--- START OF Source excerpt ---
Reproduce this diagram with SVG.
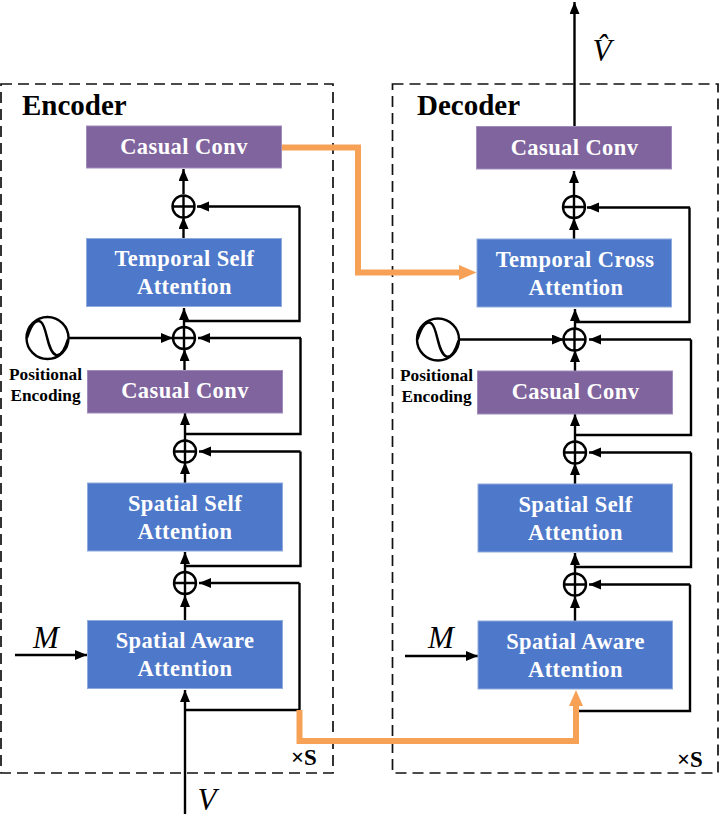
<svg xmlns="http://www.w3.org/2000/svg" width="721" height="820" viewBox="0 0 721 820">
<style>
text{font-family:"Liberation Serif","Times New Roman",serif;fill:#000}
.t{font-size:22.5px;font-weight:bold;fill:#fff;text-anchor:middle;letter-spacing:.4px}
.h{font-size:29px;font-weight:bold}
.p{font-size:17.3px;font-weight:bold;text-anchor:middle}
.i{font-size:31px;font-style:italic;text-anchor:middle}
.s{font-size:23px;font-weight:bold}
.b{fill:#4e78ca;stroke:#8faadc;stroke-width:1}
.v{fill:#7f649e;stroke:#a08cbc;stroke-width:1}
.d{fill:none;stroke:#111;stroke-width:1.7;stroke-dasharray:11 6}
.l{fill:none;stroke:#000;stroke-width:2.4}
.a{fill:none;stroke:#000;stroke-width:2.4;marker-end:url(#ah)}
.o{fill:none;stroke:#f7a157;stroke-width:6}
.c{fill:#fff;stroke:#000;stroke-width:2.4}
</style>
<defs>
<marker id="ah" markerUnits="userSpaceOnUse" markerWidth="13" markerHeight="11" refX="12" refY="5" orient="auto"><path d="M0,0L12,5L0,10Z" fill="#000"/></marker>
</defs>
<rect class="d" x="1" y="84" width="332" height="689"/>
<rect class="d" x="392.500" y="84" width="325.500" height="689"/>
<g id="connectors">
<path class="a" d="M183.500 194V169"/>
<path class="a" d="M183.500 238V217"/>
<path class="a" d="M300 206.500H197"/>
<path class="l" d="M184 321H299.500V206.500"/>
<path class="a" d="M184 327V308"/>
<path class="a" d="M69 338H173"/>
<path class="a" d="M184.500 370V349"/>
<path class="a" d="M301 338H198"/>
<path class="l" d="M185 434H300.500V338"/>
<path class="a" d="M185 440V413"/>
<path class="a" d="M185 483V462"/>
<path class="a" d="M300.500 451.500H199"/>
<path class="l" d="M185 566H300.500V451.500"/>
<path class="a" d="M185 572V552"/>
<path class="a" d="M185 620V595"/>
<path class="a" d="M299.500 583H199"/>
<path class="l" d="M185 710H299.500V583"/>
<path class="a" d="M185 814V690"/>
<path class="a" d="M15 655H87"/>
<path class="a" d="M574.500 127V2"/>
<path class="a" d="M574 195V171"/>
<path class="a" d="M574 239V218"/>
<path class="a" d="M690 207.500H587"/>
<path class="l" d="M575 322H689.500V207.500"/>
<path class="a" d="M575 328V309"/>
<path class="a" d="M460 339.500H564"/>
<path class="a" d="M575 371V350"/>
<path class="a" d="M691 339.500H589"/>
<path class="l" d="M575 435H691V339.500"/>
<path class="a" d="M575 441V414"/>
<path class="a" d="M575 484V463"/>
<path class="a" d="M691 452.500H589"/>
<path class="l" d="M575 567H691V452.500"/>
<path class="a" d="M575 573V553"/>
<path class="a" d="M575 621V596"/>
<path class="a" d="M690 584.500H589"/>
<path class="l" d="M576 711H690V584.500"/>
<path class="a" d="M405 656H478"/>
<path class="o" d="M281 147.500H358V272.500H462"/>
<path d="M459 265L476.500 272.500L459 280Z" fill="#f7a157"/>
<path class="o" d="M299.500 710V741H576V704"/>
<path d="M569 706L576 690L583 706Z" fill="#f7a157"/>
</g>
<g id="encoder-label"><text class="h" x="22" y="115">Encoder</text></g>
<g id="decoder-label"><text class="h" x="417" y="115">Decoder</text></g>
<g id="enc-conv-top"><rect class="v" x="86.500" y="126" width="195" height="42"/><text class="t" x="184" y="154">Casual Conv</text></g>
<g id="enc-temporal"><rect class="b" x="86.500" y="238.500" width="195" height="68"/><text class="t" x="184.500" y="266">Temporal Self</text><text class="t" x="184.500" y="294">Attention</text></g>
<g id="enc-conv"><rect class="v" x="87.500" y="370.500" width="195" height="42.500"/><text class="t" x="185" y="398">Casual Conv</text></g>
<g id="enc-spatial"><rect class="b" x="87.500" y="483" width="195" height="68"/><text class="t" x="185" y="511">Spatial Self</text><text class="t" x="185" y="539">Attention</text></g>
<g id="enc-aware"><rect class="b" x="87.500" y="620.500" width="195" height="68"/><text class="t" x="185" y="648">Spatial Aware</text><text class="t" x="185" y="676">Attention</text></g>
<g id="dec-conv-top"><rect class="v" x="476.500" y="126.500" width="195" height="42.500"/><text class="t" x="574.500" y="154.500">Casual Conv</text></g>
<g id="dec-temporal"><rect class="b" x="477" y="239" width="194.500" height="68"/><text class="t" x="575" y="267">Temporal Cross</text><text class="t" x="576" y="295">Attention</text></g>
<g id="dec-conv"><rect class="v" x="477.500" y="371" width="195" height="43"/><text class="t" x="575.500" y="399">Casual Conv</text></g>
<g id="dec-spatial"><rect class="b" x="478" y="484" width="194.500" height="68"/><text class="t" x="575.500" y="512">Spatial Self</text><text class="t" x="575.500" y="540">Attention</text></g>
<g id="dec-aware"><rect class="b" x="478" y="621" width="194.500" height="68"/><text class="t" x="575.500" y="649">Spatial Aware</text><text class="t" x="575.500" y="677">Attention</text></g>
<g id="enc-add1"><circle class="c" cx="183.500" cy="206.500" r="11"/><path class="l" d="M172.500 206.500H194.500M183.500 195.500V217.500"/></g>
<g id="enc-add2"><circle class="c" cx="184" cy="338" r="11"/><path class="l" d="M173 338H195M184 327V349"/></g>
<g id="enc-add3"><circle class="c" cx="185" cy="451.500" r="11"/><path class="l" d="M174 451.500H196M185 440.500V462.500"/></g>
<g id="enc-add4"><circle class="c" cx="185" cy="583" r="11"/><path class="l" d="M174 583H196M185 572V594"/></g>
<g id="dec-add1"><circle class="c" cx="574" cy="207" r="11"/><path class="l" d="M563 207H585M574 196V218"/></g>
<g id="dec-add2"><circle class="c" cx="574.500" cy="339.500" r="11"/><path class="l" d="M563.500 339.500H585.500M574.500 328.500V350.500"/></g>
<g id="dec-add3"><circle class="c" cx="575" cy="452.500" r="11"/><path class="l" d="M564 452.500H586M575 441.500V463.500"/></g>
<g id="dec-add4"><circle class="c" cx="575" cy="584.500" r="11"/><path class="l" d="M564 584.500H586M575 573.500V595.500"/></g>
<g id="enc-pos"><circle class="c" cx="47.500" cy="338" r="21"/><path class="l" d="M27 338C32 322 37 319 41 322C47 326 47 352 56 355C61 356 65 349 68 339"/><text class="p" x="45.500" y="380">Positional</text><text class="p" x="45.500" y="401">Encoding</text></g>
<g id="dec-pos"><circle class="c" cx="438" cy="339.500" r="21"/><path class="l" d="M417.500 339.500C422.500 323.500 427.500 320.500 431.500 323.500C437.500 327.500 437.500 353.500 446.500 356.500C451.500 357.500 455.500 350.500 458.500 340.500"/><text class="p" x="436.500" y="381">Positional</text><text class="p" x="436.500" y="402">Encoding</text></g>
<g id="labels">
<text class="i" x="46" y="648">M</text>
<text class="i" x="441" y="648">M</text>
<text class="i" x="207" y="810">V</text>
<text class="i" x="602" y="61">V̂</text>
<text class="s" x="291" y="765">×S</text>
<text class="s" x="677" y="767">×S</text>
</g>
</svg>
--- END OF Source excerpt ---
Transcribe the full listing character for character. Pictures are excluded.

Reproduce this diagram with SVG.
<svg xmlns="http://www.w3.org/2000/svg" width="721" height="820" viewBox="0 0 721 820">
<style>
text{font-family:"Liberation Serif","Times New Roman",serif;fill:#000}
.t{font-size:22.5px;font-weight:bold;fill:#fff;text-anchor:middle;letter-spacing:.4px}
.h{font-size:29px;font-weight:bold}
.p{font-size:17.3px;font-weight:bold;text-anchor:middle}
.i{font-size:31px;font-style:italic;text-anchor:middle}
.s{font-size:23px;font-weight:bold}
.b{fill:#4e78ca;stroke:#8faadc;stroke-width:1}
.v{fill:#7f649e;stroke:#a08cbc;stroke-width:1}
.d{fill:none;stroke:#111;stroke-width:1.7;stroke-dasharray:11 6}
.l{fill:none;stroke:#000;stroke-width:2.4}
.a{fill:none;stroke:#000;stroke-width:2.4;marker-end:url(#ah)}
.o{fill:none;stroke:#f7a157;stroke-width:6}
.c{fill:#fff;stroke:#000;stroke-width:2.4}
</style>
<defs>
<marker id="ah" markerUnits="userSpaceOnUse" markerWidth="13" markerHeight="11" refX="12" refY="5" orient="auto"><path d="M0,0L12,5L0,10Z" fill="#000"/></marker>
</defs>
<rect class="d" x="1" y="84" width="332" height="689"/>
<rect class="d" x="392.500" y="84" width="325.500" height="689"/>
<g id="connectors">
<path class="a" d="M183.500 194V169"/>
<path class="a" d="M183.500 238V217"/>
<path class="a" d="M300 206.500H197"/>
<path class="l" d="M184 321H299.500V206.500"/>
<path class="a" d="M184 327V308"/>
<path class="a" d="M69 338H173"/>
<path class="a" d="M184.500 370V349"/>
<path class="a" d="M301 338H198"/>
<path class="l" d="M185 434H300.500V338"/>
<path class="a" d="M185 440V413"/>
<path class="a" d="M185 483V462"/>
<path class="a" d="M300.500 451.500H199"/>
<path class="l" d="M185 566H300.500V451.500"/>
<path class="a" d="M185 572V552"/>
<path class="a" d="M185 620V595"/>
<path class="a" d="M299.500 583H199"/>
<path class="l" d="M185 710H299.500V583"/>
<path class="a" d="M185 814V690"/>
<path class="a" d="M15 655H87"/>
<path class="a" d="M574.500 127V2"/>
<path class="a" d="M574 195V171"/>
<path class="a" d="M574 239V218"/>
<path class="a" d="M690 207.500H587"/>
<path class="l" d="M575 322H689.500V207.500"/>
<path class="a" d="M575 328V309"/>
<path class="a" d="M460 339.500H564"/>
<path class="a" d="M575 371V350"/>
<path class="a" d="M691 339.500H589"/>
<path class="l" d="M575 435H691V339.500"/>
<path class="a" d="M575 441V414"/>
<path class="a" d="M575 484V463"/>
<path class="a" d="M691 452.500H589"/>
<path class="l" d="M575 567H691V452.500"/>
<path class="a" d="M575 573V553"/>
<path class="a" d="M575 621V596"/>
<path class="a" d="M690 584.500H589"/>
<path class="l" d="M576 711H690V584.500"/>
<path class="a" d="M405 656H478"/>
<path class="o" d="M281 147.500H358V272.500H462"/>
<path d="M459 265L476.500 272.500L459 280Z" fill="#f7a157"/>
<path class="o" d="M299.500 710V741H576V704"/>
<path d="M569 706L576 690L583 706Z" fill="#f7a157"/>
</g>
<g id="encoder-label"><text class="h" x="22" y="115">Encoder</text></g>
<g id="decoder-label"><text class="h" x="417" y="115">Decoder</text></g>
<g id="enc-conv-top"><rect class="v" x="86.500" y="126" width="195" height="42"/><text class="t" x="184" y="154">Casual Conv</text></g>
<g id="enc-temporal"><rect class="b" x="86.500" y="238.500" width="195" height="68"/><text class="t" x="184.500" y="266">Temporal Self</text><text class="t" x="184.500" y="294">Attention</text></g>
<g id="enc-conv"><rect class="v" x="87.500" y="370.500" width="195" height="42.500"/><text class="t" x="185" y="398">Casual Conv</text></g>
<g id="enc-spatial"><rect class="b" x="87.500" y="483" width="195" height="68"/><text class="t" x="185" y="511">Spatial Self</text><text class="t" x="185" y="539">Attention</text></g>
<g id="enc-aware"><rect class="b" x="87.500" y="620.500" width="195" height="68"/><text class="t" x="185" y="648">Spatial Aware</text><text class="t" x="185" y="676">Attention</text></g>
<g id="dec-conv-top"><rect class="v" x="476.500" y="126.500" width="195" height="42.500"/><text class="t" x="574.500" y="154.500">Casual Conv</text></g>
<g id="dec-temporal"><rect class="b" x="477" y="239" width="194.500" height="68"/><text class="t" x="575" y="267">Temporal Cross</text><text class="t" x="576" y="295">Attention</text></g>
<g id="dec-conv"><rect class="v" x="477.500" y="371" width="195" height="43"/><text class="t" x="575.500" y="399">Casual Conv</text></g>
<g id="dec-spatial"><rect class="b" x="478" y="484" width="194.500" height="68"/><text class="t" x="575.500" y="512">Spatial Self</text><text class="t" x="575.500" y="540">Attention</text></g>
<g id="dec-aware"><rect class="b" x="478" y="621" width="194.500" height="68"/><text class="t" x="575.500" y="649">Spatial Aware</text><text class="t" x="575.500" y="677">Attention</text></g>
<g id="enc-add1"><circle class="c" cx="183.500" cy="206.500" r="11"/><path class="l" d="M172.500 206.500H194.500M183.500 195.500V217.500"/></g>
<g id="enc-add2"><circle class="c" cx="184" cy="338" r="11"/><path class="l" d="M173 338H195M184 327V349"/></g>
<g id="enc-add3"><circle class="c" cx="185" cy="451.500" r="11"/><path class="l" d="M174 451.500H196M185 440.500V462.500"/></g>
<g id="enc-add4"><circle class="c" cx="185" cy="583" r="11"/><path class="l" d="M174 583H196M185 572V594"/></g>
<g id="dec-add1"><circle class="c" cx="574" cy="207" r="11"/><path class="l" d="M563 207H585M574 196V218"/></g>
<g id="dec-add2"><circle class="c" cx="574.500" cy="339.500" r="11"/><path class="l" d="M563.500 339.500H585.500M574.500 328.500V350.500"/></g>
<g id="dec-add3"><circle class="c" cx="575" cy="452.500" r="11"/><path class="l" d="M564 452.500H586M575 441.500V463.500"/></g>
<g id="dec-add4"><circle class="c" cx="575" cy="584.500" r="11"/><path class="l" d="M564 584.500H586M575 573.500V595.500"/></g>
<g id="enc-pos"><circle class="c" cx="47.500" cy="338" r="21"/><path class="l" d="M27 338C32 322 37 319 41 322C47 326 47 352 56 355C61 356 65 349 68 339"/><text class="p" x="45.500" y="380">Positional</text><text class="p" x="45.500" y="401">Encoding</text></g>
<g id="dec-pos"><circle class="c" cx="438" cy="339.500" r="21"/><path class="l" d="M417.500 339.500C422.500 323.500 427.500 320.500 431.500 323.500C437.500 327.500 437.500 353.500 446.500 356.500C451.500 357.500 455.500 350.500 458.500 340.500"/><text class="p" x="436.500" y="381">Positional</text><text class="p" x="436.500" y="402">Encoding</text></g>
<g id="labels">
<text class="i" x="46" y="648">M</text>
<text class="i" x="441" y="648">M</text>
<text class="i" x="207" y="810">V</text>
<text class="i" x="602" y="61">V̂</text>
<text class="s" x="291" y="765">×S</text>
<text class="s" x="677" y="767">×S</text>
</g>
</svg>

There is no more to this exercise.